## Set problem:
List all lines in the material below that contain "this".

## Stored data:
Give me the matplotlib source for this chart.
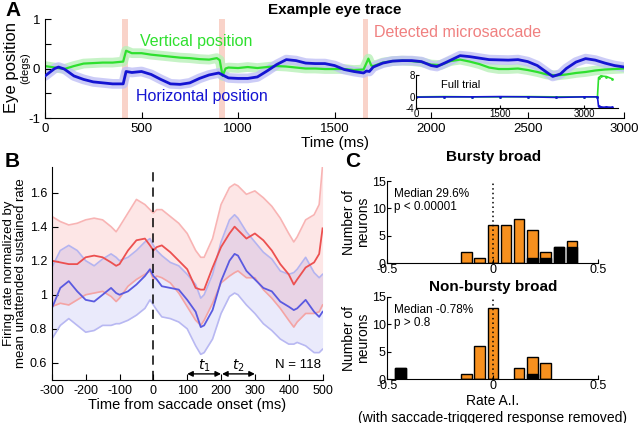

...

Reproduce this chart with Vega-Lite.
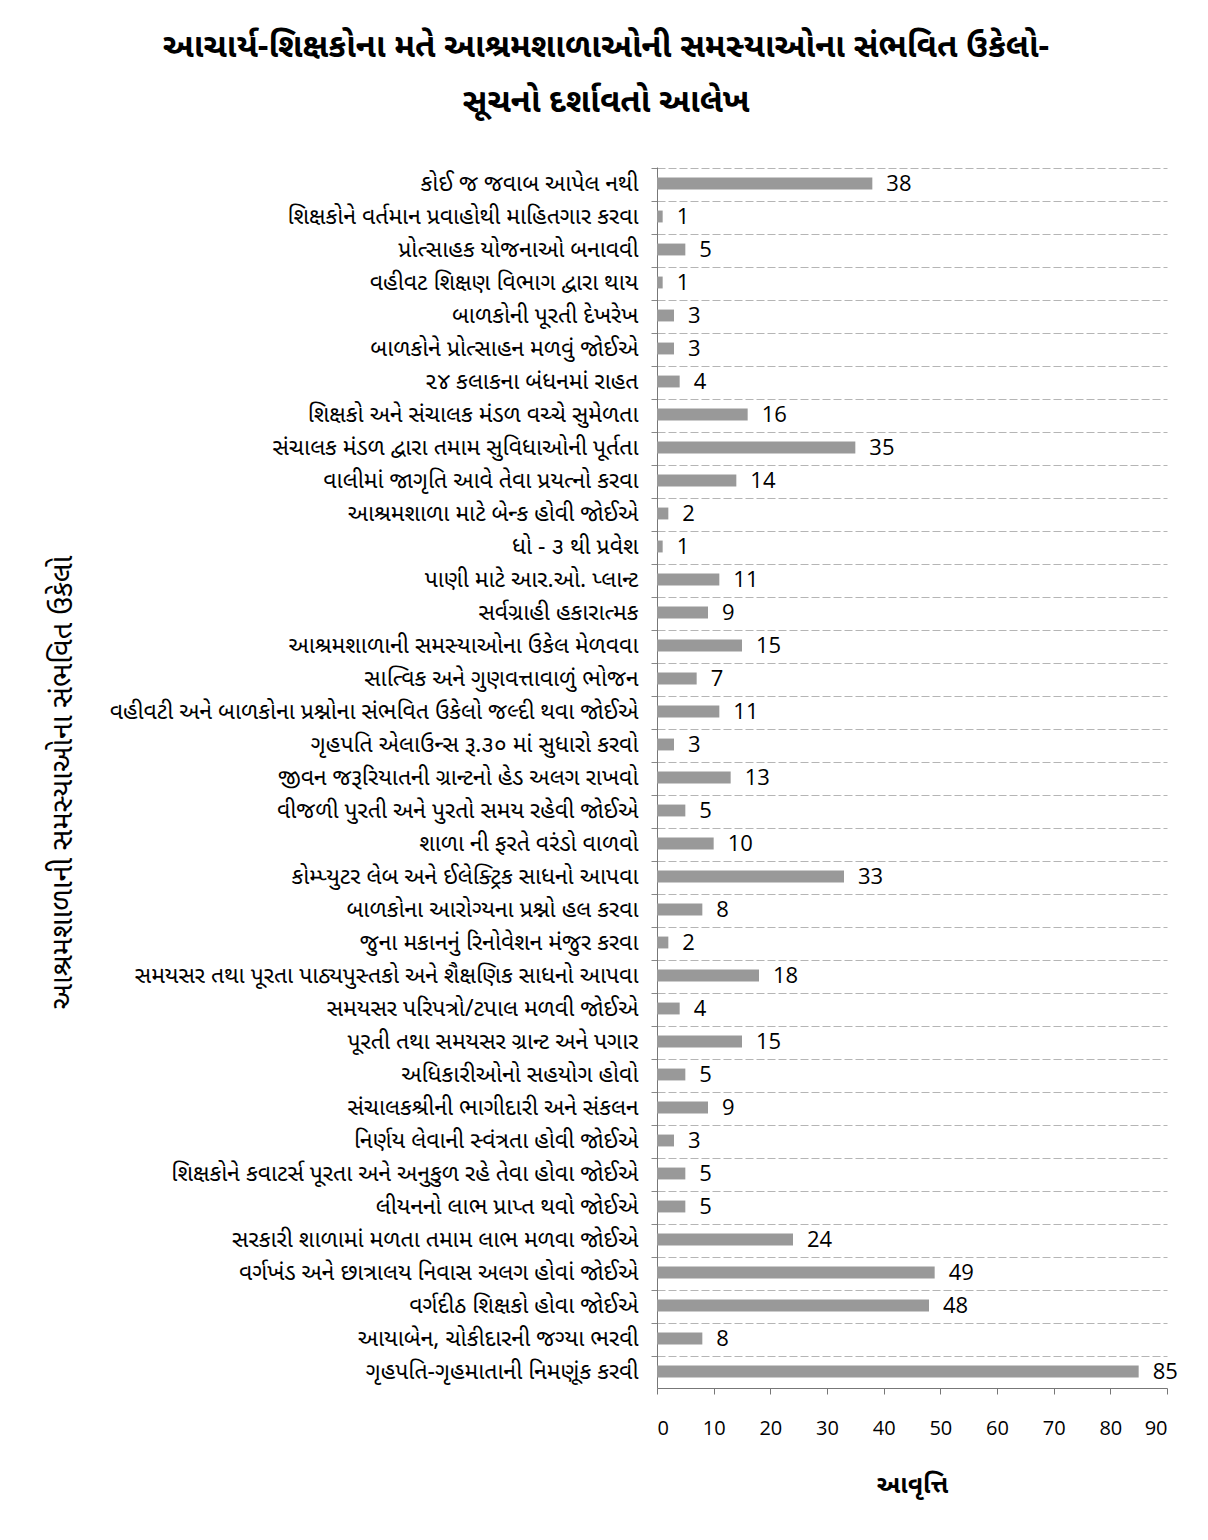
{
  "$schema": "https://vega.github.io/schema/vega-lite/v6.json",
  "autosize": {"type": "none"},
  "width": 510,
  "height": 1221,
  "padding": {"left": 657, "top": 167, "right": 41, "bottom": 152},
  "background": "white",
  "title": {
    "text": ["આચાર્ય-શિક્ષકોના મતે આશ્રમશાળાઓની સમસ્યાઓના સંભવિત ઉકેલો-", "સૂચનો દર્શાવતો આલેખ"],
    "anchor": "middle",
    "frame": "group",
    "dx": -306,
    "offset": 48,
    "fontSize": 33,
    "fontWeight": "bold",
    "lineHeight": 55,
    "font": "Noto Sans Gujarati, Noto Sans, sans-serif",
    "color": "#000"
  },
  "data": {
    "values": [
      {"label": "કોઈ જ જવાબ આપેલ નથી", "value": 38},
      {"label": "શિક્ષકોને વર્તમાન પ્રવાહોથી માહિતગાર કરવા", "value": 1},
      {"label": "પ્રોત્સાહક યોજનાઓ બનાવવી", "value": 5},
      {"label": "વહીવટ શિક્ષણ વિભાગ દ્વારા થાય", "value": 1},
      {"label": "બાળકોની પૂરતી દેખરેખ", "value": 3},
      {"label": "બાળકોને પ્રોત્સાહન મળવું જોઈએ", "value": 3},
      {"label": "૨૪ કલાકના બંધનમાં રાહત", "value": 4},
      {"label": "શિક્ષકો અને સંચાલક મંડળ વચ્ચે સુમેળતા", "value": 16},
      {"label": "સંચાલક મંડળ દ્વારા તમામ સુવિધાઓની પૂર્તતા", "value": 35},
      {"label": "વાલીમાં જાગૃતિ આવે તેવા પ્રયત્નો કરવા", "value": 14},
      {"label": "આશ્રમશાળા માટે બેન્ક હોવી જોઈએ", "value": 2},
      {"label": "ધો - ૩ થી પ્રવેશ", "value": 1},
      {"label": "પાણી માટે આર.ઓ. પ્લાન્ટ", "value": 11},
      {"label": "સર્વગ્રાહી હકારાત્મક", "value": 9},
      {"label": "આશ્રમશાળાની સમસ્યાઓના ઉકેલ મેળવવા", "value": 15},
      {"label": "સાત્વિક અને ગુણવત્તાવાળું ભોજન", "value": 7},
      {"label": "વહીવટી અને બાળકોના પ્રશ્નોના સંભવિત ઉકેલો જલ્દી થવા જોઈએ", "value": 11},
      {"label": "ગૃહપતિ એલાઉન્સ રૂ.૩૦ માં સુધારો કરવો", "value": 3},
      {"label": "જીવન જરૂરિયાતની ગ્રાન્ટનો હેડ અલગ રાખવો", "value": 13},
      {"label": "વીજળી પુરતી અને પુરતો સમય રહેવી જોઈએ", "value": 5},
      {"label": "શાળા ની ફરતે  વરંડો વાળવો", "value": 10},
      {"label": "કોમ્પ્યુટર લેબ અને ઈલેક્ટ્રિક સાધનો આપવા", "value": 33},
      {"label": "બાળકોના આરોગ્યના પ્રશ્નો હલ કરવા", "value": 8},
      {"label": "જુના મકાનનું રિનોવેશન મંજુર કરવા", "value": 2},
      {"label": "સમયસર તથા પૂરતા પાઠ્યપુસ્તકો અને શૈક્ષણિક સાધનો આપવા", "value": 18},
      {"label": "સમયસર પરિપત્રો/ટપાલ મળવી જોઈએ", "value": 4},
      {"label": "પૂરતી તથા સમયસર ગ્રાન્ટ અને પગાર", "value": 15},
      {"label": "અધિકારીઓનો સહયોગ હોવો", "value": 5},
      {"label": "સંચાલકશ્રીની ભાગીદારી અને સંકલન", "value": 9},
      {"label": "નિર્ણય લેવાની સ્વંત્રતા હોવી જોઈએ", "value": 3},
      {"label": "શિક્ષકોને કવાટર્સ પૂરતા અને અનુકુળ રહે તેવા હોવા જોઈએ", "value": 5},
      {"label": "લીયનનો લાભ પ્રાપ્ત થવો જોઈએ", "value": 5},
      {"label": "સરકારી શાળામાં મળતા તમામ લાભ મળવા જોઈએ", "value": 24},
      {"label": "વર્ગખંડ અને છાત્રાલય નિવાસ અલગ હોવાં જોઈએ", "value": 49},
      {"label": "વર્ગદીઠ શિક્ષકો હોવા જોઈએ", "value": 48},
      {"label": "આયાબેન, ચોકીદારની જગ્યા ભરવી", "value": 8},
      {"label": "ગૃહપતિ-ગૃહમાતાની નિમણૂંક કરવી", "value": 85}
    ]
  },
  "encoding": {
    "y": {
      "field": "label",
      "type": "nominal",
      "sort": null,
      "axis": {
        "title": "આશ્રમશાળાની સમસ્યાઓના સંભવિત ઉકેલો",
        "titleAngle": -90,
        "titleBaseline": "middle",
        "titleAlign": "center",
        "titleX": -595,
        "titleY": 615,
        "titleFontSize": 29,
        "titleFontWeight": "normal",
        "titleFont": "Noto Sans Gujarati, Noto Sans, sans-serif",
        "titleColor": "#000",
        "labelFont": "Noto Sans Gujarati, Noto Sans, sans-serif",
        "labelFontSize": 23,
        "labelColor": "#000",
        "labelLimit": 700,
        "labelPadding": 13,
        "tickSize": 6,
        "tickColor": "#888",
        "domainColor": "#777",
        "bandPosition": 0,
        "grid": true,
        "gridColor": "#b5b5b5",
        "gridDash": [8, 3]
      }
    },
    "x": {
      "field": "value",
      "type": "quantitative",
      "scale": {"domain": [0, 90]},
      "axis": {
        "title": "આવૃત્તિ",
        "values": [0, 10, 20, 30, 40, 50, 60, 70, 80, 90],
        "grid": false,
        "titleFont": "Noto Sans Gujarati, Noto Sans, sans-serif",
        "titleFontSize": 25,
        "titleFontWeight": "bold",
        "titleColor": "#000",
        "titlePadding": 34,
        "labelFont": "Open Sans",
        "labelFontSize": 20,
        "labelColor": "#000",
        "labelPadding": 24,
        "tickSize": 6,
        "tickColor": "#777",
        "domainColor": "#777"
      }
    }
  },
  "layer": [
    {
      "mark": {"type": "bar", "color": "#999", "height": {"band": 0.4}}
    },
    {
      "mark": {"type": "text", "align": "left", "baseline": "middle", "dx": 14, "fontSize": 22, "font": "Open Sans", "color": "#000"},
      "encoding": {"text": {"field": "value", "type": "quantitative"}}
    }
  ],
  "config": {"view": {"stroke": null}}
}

## Task response:
Give me the matplotlib source for this chart.
Reproduce this chart with Vega-Lite.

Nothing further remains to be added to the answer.